> TASK DESCRIPTION: Using the listing below, output only the lines from the one that contains "Write a Python" through the one that contains "173, 172, 173]", inclusive, exactly as given and without images.

> LISTING:
** START **
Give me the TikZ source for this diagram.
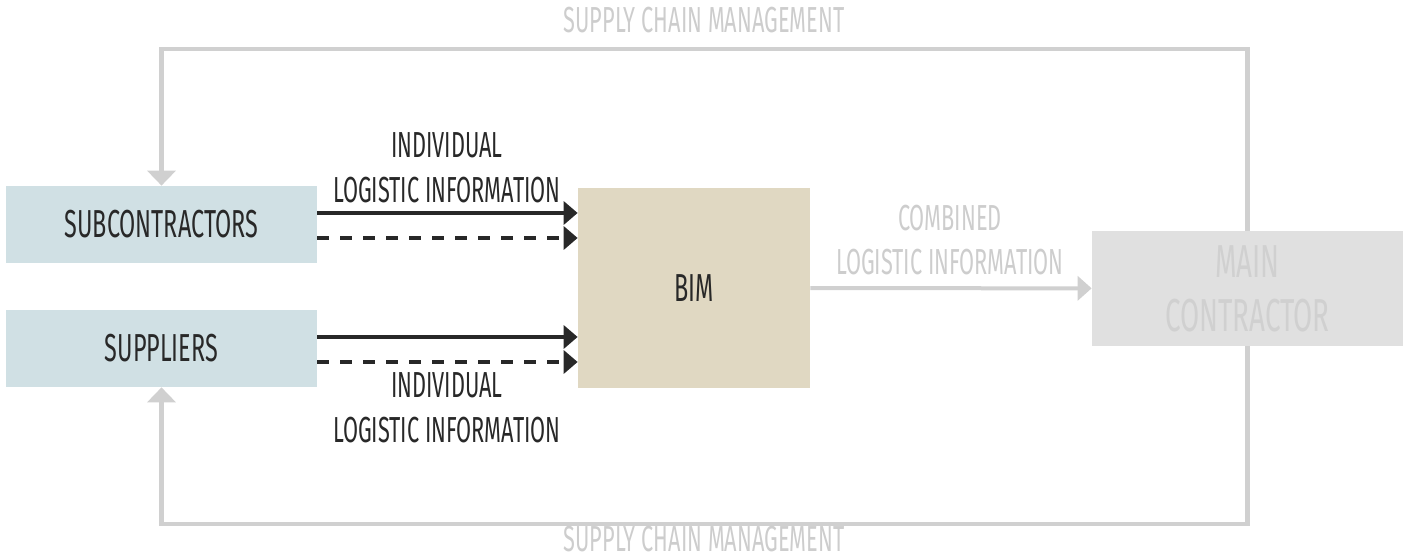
** END **
** START **
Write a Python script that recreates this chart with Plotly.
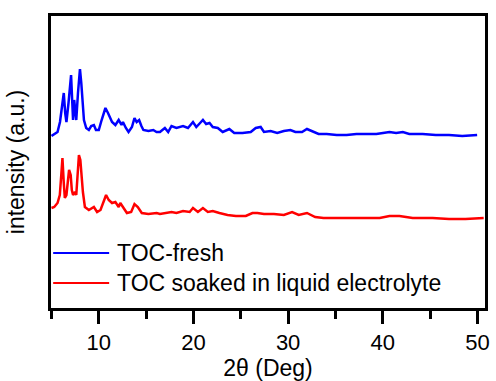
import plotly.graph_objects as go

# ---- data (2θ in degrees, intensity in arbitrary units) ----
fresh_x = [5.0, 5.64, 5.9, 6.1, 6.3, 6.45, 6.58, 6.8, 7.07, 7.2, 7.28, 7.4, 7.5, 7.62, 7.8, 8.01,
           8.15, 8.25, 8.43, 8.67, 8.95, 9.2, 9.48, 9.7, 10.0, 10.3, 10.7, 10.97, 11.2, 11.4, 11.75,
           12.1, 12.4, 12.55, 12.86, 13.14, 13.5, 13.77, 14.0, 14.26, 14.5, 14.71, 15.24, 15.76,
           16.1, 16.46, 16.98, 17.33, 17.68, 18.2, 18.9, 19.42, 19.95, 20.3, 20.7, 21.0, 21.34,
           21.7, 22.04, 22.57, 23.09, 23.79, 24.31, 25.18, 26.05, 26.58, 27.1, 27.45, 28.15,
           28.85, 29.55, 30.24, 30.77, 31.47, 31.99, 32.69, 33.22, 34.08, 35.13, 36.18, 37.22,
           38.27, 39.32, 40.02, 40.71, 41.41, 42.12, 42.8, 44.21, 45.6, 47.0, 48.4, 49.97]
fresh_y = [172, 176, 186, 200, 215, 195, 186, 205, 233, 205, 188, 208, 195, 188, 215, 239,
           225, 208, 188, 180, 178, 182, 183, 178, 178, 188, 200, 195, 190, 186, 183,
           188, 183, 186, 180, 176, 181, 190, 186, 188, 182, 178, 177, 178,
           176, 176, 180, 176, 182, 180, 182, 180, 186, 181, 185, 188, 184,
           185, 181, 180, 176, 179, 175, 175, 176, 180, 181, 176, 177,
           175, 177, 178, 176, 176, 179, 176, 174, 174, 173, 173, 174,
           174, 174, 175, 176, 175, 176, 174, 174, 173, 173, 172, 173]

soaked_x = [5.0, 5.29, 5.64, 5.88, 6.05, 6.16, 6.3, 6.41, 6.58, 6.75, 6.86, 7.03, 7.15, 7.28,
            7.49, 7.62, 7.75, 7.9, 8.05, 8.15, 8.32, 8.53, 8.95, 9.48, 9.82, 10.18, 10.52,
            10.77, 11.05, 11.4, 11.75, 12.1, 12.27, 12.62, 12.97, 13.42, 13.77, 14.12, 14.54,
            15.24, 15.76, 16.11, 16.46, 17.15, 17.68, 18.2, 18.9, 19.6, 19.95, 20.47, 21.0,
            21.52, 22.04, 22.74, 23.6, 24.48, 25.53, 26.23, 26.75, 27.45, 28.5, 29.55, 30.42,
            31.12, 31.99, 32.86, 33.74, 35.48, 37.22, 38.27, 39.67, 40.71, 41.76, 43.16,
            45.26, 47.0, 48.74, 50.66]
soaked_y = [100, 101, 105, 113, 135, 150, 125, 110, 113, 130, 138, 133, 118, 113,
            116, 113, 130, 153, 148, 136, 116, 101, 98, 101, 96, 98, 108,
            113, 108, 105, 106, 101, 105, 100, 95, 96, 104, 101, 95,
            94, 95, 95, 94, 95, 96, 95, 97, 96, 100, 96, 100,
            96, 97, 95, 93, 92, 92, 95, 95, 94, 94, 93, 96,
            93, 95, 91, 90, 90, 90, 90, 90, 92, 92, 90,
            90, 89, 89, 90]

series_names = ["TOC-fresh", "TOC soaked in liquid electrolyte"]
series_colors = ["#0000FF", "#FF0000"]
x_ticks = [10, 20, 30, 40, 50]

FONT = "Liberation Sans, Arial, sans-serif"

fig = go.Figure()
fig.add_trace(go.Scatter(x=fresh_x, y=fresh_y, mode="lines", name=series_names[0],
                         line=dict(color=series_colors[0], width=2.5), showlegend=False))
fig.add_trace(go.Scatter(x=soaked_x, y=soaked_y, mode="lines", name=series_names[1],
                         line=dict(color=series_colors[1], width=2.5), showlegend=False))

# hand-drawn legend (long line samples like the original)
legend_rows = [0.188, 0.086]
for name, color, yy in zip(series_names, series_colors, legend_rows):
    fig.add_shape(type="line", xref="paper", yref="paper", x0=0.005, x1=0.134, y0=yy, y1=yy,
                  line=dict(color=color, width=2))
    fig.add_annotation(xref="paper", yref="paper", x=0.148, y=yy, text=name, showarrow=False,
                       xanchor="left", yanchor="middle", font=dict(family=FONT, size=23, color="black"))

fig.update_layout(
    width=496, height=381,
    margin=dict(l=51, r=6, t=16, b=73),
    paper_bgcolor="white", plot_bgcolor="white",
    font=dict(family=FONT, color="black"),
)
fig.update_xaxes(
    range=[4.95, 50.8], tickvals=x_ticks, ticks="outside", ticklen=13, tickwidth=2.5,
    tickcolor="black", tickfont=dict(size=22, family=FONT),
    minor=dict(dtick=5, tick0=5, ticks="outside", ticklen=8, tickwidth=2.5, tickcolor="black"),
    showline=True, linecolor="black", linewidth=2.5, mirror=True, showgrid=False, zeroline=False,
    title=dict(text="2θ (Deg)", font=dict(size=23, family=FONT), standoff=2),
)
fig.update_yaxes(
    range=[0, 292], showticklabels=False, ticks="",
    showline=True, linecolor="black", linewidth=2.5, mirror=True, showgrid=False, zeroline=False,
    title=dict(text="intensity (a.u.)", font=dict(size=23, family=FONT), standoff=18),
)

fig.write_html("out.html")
** END **
** START **
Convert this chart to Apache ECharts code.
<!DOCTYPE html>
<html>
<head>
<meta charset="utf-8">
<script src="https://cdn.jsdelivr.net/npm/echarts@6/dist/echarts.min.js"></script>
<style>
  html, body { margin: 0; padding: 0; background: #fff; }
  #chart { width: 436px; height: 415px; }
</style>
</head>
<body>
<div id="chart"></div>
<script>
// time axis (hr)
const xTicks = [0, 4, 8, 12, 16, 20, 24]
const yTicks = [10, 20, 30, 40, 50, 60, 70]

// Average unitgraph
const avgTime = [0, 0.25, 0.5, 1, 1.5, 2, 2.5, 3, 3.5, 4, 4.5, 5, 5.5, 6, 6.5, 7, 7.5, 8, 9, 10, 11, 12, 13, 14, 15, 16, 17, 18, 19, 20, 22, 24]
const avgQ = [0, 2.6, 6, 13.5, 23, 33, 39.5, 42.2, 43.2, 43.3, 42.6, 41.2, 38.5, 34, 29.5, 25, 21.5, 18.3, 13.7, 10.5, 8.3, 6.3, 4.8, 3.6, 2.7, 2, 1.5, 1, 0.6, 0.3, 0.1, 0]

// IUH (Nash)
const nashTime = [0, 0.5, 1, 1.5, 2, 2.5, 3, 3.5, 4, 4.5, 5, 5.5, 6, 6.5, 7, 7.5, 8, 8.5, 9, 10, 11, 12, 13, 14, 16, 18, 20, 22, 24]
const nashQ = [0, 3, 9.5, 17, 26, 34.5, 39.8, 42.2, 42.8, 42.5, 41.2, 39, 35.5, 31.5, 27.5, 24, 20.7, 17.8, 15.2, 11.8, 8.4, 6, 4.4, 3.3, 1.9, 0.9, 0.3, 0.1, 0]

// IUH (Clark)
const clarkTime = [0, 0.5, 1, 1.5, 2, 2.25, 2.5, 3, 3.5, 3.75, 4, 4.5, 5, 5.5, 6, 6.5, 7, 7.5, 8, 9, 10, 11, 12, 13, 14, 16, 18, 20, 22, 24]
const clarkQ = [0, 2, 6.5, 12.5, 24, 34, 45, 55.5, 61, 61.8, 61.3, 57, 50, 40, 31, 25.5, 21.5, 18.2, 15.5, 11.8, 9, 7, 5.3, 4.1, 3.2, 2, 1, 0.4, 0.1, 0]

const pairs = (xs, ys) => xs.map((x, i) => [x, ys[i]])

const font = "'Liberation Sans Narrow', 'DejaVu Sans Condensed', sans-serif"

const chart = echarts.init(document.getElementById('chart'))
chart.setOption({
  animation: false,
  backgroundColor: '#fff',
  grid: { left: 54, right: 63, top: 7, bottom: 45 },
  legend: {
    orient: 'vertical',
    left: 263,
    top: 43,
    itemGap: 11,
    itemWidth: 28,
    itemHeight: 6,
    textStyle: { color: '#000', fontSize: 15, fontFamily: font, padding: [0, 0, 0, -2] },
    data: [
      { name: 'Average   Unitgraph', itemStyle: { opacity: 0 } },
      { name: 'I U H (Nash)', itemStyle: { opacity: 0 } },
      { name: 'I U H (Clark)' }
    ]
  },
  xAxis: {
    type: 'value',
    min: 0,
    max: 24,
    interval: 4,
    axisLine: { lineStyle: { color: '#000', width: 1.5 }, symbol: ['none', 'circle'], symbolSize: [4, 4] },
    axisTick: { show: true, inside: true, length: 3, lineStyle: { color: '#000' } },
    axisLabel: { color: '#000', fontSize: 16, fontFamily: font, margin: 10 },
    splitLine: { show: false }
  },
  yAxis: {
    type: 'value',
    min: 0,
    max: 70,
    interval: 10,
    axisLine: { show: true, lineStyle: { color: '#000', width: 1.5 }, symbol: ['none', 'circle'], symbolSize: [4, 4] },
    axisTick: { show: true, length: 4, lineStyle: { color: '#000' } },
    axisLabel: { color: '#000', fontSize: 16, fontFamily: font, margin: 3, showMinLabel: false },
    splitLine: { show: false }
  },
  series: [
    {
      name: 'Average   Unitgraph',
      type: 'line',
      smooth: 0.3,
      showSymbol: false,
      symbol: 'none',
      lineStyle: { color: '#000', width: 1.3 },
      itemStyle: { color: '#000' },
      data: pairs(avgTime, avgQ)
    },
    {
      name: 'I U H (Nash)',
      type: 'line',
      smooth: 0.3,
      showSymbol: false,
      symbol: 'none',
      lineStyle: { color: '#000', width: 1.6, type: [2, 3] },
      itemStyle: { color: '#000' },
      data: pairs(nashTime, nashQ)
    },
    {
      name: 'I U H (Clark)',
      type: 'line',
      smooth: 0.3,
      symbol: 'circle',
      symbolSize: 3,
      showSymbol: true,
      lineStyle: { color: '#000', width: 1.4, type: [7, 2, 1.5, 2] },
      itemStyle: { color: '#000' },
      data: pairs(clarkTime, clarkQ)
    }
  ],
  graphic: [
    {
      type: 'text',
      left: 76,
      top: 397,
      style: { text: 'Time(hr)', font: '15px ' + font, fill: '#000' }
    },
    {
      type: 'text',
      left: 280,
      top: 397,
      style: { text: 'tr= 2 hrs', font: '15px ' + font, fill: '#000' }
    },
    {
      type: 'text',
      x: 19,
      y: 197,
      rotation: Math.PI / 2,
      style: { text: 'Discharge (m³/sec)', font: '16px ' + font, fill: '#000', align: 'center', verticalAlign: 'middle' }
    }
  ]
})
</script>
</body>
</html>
** END **
> RESULT OF THE TASK:
Write a Python script that recreates this chart with Plotly.
import plotly.graph_objects as go

# ---- data (2θ in degrees, intensity in arbitrary units) ----
fresh_x = [5.0, 5.64, 5.9, 6.1, 6.3, 6.45, 6.58, 6.8, 7.07, 7.2, 7.28, 7.4, 7.5, 7.62, 7.8, 8.01,
           8.15, 8.25, 8.43, 8.67, 8.95, 9.2, 9.48, 9.7, 10.0, 10.3, 10.7, 10.97, 11.2, 11.4, 11.75,
           12.1, 12.4, 12.55, 12.86, 13.14, 13.5, 13.77, 14.0, 14.26, 14.5, 14.71, 15.24, 15.76,
           16.1, 16.46, 16.98, 17.33, 17.68, 18.2, 18.9, 19.42, 19.95, 20.3, 20.7, 21.0, 21.34,
           21.7, 22.04, 22.57, 23.09, 23.79, 24.31, 25.18, 26.05, 26.58, 27.1, 27.45, 28.15,
           28.85, 29.55, 30.24, 30.77, 31.47, 31.99, 32.69, 33.22, 34.08, 35.13, 36.18, 37.22,
           38.27, 39.32, 40.02, 40.71, 41.41, 42.12, 42.8, 44.21, 45.6, 47.0, 48.4, 49.97]
fresh_y = [172, 176, 186, 200, 215, 195, 186, 205, 233, 205, 188, 208, 195, 188, 215, 239,
           225, 208, 188, 180, 178, 182, 183, 178, 178, 188, 200, 195, 190, 186, 183,
           188, 183, 186, 180, 176, 181, 190, 186, 188, 182, 178, 177, 178,
           176, 176, 180, 176, 182, 180, 182, 180, 186, 181, 185, 188, 184,
           185, 181, 180, 176, 179, 175, 175, 176, 180, 181, 176, 177,
           175, 177, 178, 176, 176, 179, 176, 174, 174, 173, 173, 174,
           174, 174, 175, 176, 175, 176, 174, 174, 173, 173, 172, 173]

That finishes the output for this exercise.